Ngô Quốc Anh

July 30, 2010

Curvature of a curve

Filed under: Riemannian geometry — Ngô Quốc Anh @ 16:16

Consider a car driving along a curvy road. The tighter the curve, the more difficult the driving is. In math we have a number, the curvature, that describes this “tightness”. If the curvature is zero then the curve looks like a line near this point. While if the curvature is a large number, then the curve has a sharp bend.

Let assume \gamma : I \to \mathbb R^3 be a curve. We also adopt the following notation

r(t)=x(t)\vec i+y(t)\vec j+z(t)\vec k, \quad t \in I.

More formally, if T(t) is the unit tangent vector function then the curvature is defined at the rate at which the unit tangent vector changes with respect to arc length s.

Definition.

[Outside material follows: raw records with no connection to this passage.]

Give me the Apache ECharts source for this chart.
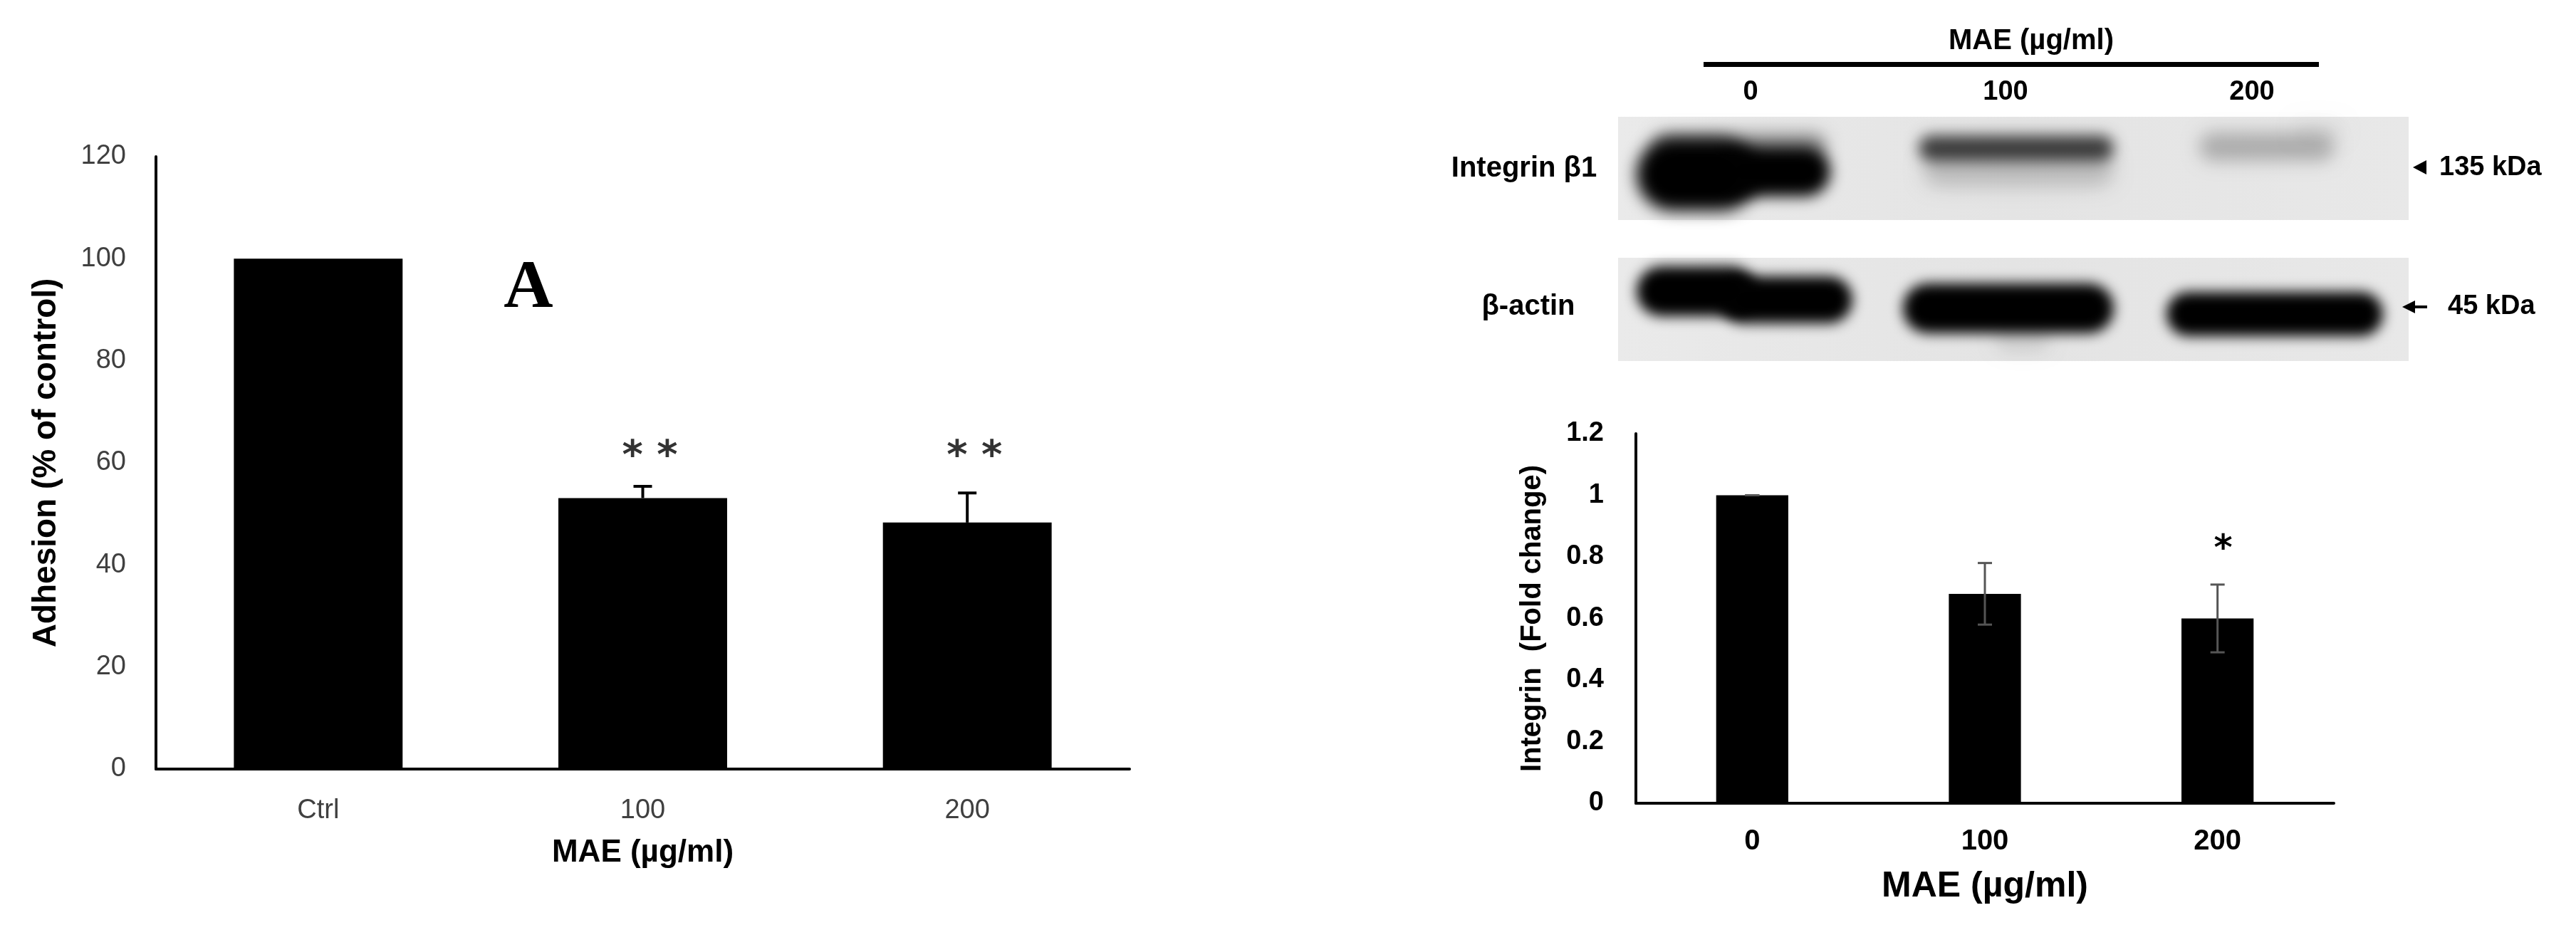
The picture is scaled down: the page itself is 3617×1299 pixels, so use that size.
<!DOCTYPE html>
<html>
<head>
<meta charset="utf-8">
<script src="https://cdn.jsdelivr.net/npm/echarts@6/dist/echarts.min.js"></script>
<style>
html, body { margin: 0; padding: 0; background: #fff; }
#chart { width: 3617px; height: 1299px; }
</style>
</head>
<body>
<div id="chart"></div>
<script>
// panel A - cell adhesion
var adhesionCats = ['Ctrl', '100', '200']
var adhesionVals = [100, 53.1, 48.3]
var adhesionErr = [0, 2.3, 5.8]
var adhesionSig = ['', '* *', '* *']
var adhesionTicks = [0, 20, 40, 60, 80, 100, 120]

// panel B - integrin fold change (blot quantification)
var integrinCats = ['0', '100', '200']
var integrinVals = [1.0, 0.68, 0.60]
var integrinErr = [0, 0.10, 0.11]
var integrinSig = ['', '', '*']
var integrinTicks = [0, 0.2, 0.4, 0.6, 0.8, 1.0, 1.2]

// blot labels
var blotLanes = ['0', '100', '200']
var blotRows = ['Integrin β1', 'β-actin']
var blotSizes = ['135 kDa', '45 kDa']

var FONT = 'Liberation Sans, Arial, sans-serif'

function errorBar(color, width, cap, both) {
  return function (params, api) {
    var i = api.value(0)
    var v = api.value(1)
    var e = api.value(2)
    if (!both && !e) return null
    var top = api.coord([i, v + e])
    var bot = api.coord([i, both ? v - e : v])
    var h = cap / 2
    var st = { stroke: color, lineWidth: width }
    var kids = [
      { type: 'line', shape: { x1: top[0], y1: top[1], x2: bot[0], y2: bot[1] }, style: st },
      { type: 'line', shape: { x1: top[0] - h, y1: top[1], x2: top[0] + h, y2: top[1] }, style: st }
    ]
    if (both) {
      kids.push({ type: 'line', shape: { x1: bot[0] - h, y1: bot[1], x2: bot[0] + h, y2: bot[1] }, style: st })
    }
    return { type: 'group', children: kids }
  }
}

function rows(cats, vals, errs) {
  return cats.map(function (c, i) { return [i, vals[i], errs[i]] })
}

// soft blot band: only the blurred shadow is visible
var OFF = 6000
function band(x, y, w, h, color, blur) {
  return {
    type: 'rect', silent: true, z: 2,
    shape: { x: x - OFF, y: y, width: w, height: h, r: h / 2 },
    style: { fill: color, shadowColor: color, shadowBlur: blur, shadowOffsetX: OFF }
  }
}

function txt(x, y, s, size, opts) {
  opts = opts || {}
  return {
    type: 'text', x: x, y: y, z: 5, silent: true,
    style: {
      text: s, fontSize: size, fontFamily: opts.family || FONT,
      fontWeight: opts.weight || 'bold', fill: opts.color || '#000',
      align: opts.align || 'center', verticalAlign: 'middle'
    }
  }
}

var panelFill = new echarts.graphic.LinearGradient(0, 0, 1, 0, [
  { offset: 0, color: '#eaeaea' }, { offset: 0.5, color: '#e4e4e4' }, { offset: 1, color: '#e8e8e8' }
])

var blotGraphics = [
  // panels
  { type: 'rect', z: 1, silent: true, shape: { x: 2272, y: 164, width: 1110, height: 145 }, style: { fill: panelFill } },
  { type: 'rect', z: 1, silent: true, shape: { x: 2272, y: 362, width: 1110, height: 145 }, style: { fill: panelFill } },
  // integrin bands
  band(2298, 194, 170, 102, 'rgba(0,0,0,1)', 22),
  band(2410, 206, 160, 70, 'rgba(0,0,0,1)', 20),
  band(2320, 186, 245, 38, 'rgba(0,0,0,0.6)', 22),
  band(2694, 190, 274, 36, 'rgba(0,0,0,0.85)', 20),
  band(2700, 214, 268, 48, 'rgba(0,0,0,0.42)', 26),
  band(3088, 186, 190, 40, 'rgba(0,0,0,0.5)', 24),
  band(3220, 168, 70, 30, 'rgba(0,0,0,0.2)', 22),
  // actin bands
  band(2298, 374, 168, 70, 'rgba(0,0,0,1)', 18),
  band(2415, 388, 186, 66, 'rgba(0,0,0,1)', 18),
  band(2672, 398, 296, 70, 'rgba(0,0,0,1)', 18),
  band(2800, 452, 80, 42, 'rgba(0,0,0,0.3)', 22),
  band(3042, 410, 304, 62, 'rgba(0,0,0,1)', 18),
  // header
  txt(2852, 58, 'MAE (µg/ml)', 40),
  { type: 'rect', z: 3, silent: true, shape: { x: 2392, y: 87, width: 864, height: 7 }, style: { fill: '#000' } },
  txt(2458, 130, blotLanes[0], 38),
  txt(2816, 130, blotLanes[1], 38),
  txt(3162, 130, blotLanes[2], 38),
  // row labels
  txt(2140, 237, blotRows[0], 40),
  txt(2146, 431, blotRows[1], 40),
  // size markers
  { type: 'polygon', z: 3, silent: true, shape: { points: [[3388, 235], [3407, 225], [3407, 245]] }, style: { fill: '#000' } },
  txt(3425, 236, blotSizes[0], 38, { align: 'left' }),
  { type: 'polygon', z: 3, silent: true, shape: { points: [[3373, 431], [3391, 422], [3391, 440]] }, style: { fill: '#000' } },
  { type: 'rect', z: 3, silent: true, shape: { x: 3388, y: 429, width: 20, height: 4 }, style: { fill: '#000' } },
  txt(3437, 431, blotSizes[1], 38, { align: 'left' }),
  // panel letter
  txt(742, 406, 'A', 96, { family: 'Liberation Serif, Times New Roman, serif' })
]

var chart = echarts.init(document.getElementById('chart'))
chart.setOption({
  backgroundColor: '#fff',
  animation: false,
  grid: [
    { left: 219, top: 220, width: 1367, height: 860 },
    { left: 2297, top: 609, width: 980, height: 519 }
  ],
  xAxis: [
    {
      gridIndex: 0, type: 'category', data: adhesionCats,
      axisLine: { lineStyle: { color: '#000', width: 4 } },
      axisTick: { show: false },
      axisLabel: { color: '#404040', fontSize: 38, fontFamily: FONT, margin: 40 },
      name: 'MAE (µg/ml)', nameLocation: 'middle', nameGap: 96,
      nameTextStyle: { color: '#000', fontSize: 44, fontWeight: 'bold', fontFamily: FONT }
    },
    {
      gridIndex: 1, type: 'category', data: integrinCats,
      axisLine: { lineStyle: { color: '#000', width: 4 } },
      axisTick: { show: false },
      axisLabel: { color: '#000', fontSize: 40, fontWeight: 'bold', fontFamily: FONT, margin: 34 },
      name: 'MAE (µg/ml)', nameLocation: 'middle', nameGap: 92,
      nameTextStyle: { color: '#000', fontSize: 50, fontWeight: 'bold', fontFamily: FONT }
    }
  ],
  yAxis: [
    {
      gridIndex: 0, type: 'value',
      min: adhesionTicks[0], max: adhesionTicks[adhesionTicks.length - 1],
      interval: adhesionTicks[1] - adhesionTicks[0],
      axisLine: { show: true, lineStyle: { color: '#000', width: 4 } },
      axisTick: { show: false }, splitLine: { show: false },
      axisLabel: { color: '#404040', fontSize: 38, fontFamily: FONT, margin: 42 },
      name: 'Adhesion (% of control)', nameLocation: 'middle', nameRotate: 90, nameGap: 131,
      nameTextStyle: { color: '#000', fontSize: 46, fontWeight: 'bold', fontFamily: FONT }
    },
    {
      gridIndex: 1, type: 'value',
      min: integrinTicks[0], max: integrinTicks[integrinTicks.length - 1],
      interval: 0.2,
      axisLine: { show: true, lineStyle: { color: '#000', width: 4 } },
      axisTick: { show: false }, splitLine: { show: false },
      axisLabel: {
        color: '#000', fontSize: 38, fontWeight: 'bold', fontFamily: FONT, margin: 45,
        formatter: function (v) { return String(+v.toFixed(1)) }
      },
      name: 'Integrin  (Fold change)', nameLocation: 'middle', nameRotate: 90, nameGap: 125,
      nameTextStyle: { color: '#000', fontSize: 40, fontWeight: 'bold', fontFamily: FONT }
    }
  ],
  series: [
    {
      type: 'bar', xAxisIndex: 0, yAxisIndex: 0, data: adhesionVals,
      barWidth: '52%', itemStyle: { color: '#000' }
    },
    {
      type: 'custom', xAxisIndex: 0, yAxisIndex: 0, z: 3,
      data: rows(adhesionCats, adhesionVals, adhesionErr),
      encode: { x: 0, y: 1 },
      renderItem: errorBar('#000', 4, 26, false)
    },
    {
      type: 'custom', xAxisIndex: 0, yAxisIndex: 0, z: 3,
      data: rows(adhesionCats, adhesionVals, adhesionErr),
      encode: { x: 0, y: 1 },
      renderItem: function (params, api) {
        var p = api.coord([api.value(0), 63])
        return {
          type: 'text', x: p[0] + 10, y: p[1] + 14,
          style: { text: adhesionSig[params.dataIndex], fontSize: 56, fontWeight: 'bold', fontFamily: 'DejaVu Sans', fill: '#333', align: 'center', verticalAlign: 'middle' }
        }
      }
    },
    {
      type: 'bar', xAxisIndex: 1, yAxisIndex: 1, data: integrinVals,
      barWidth: '31%', itemStyle: { color: '#000' }
    },
    {
      type: 'custom', xAxisIndex: 1, yAxisIndex: 1, z: 3,
      data: rows(integrinCats, integrinVals, integrinErr),
      encode: { x: 0, y: 1 },
      renderItem: errorBar('#555', 3, 20, true)
    },
    {
      type: 'custom', xAxisIndex: 1, yAxisIndex: 1, z: 3,
      data: rows(integrinCats, integrinVals, integrinErr),
      encode: { x: 0, y: 1 },
      renderItem: function (params, api) {
        var p = api.coord([api.value(0), api.value(1) + api.value(2)])
        return {
          type: 'text', x: p[0] + 8, y: p[1] - 48,
          style: { text: integrinSig[params.dataIndex], fontSize: 50, fontWeight: 'bold', fontFamily: 'DejaVu Sans', fill: '#000', align: 'center', verticalAlign: 'middle' }
        }
      }
    }
  ],
  graphic: blotGraphics
})
</script>
</body>
</html>
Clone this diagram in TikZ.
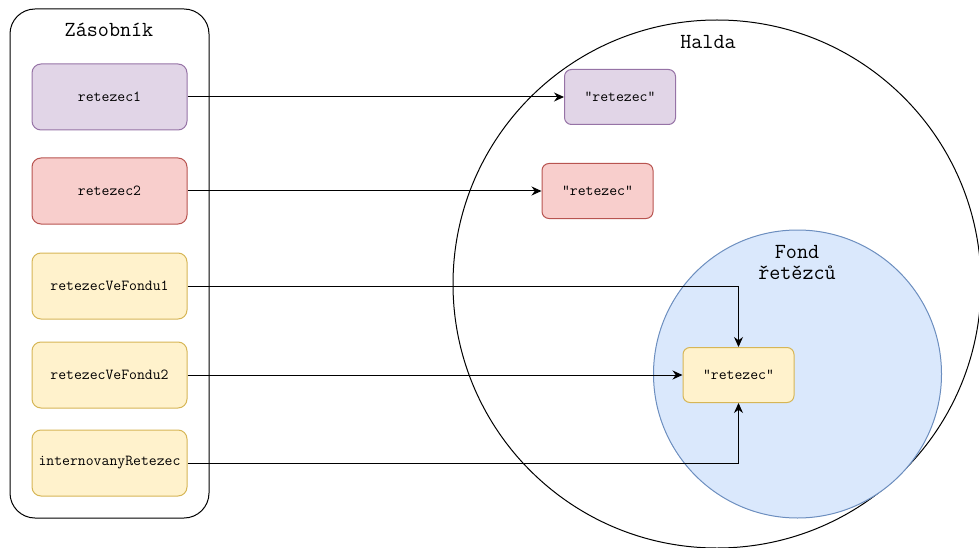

Curvature is given by

\displaystyle k(t) = \left\|\frac{d}{ds} (T(t)) \right\| = \|r''(s)\|

Example. Let consider an example of a circle of radius r given by

\alpha(t) = (r \sin(t), r \cos(t)).

We then see that

\alpha '(t) = (r \cos t, -r \sin t)

which implies |\alpha'(t)| = r. Thus, s=rt. Our circle is now parameterized by arc length as follows

\displaystyle\alpha(s) = \left(r \sin\left(\frac{s}{r}\right), r \cos \left(\frac{s}{r}\right) \right).

The curvature vector at a given length s is then

\displaystyle \alpha ''(s) = \left( { - \frac{1}{r}\sin \left( {\frac{s}{r}} \right), - \frac{1}{r}\cos \left( {\frac{s}{r}} \right)} \right)

and that

\displaystyle \|\alpha ''(s)\| = \frac{1}{r}.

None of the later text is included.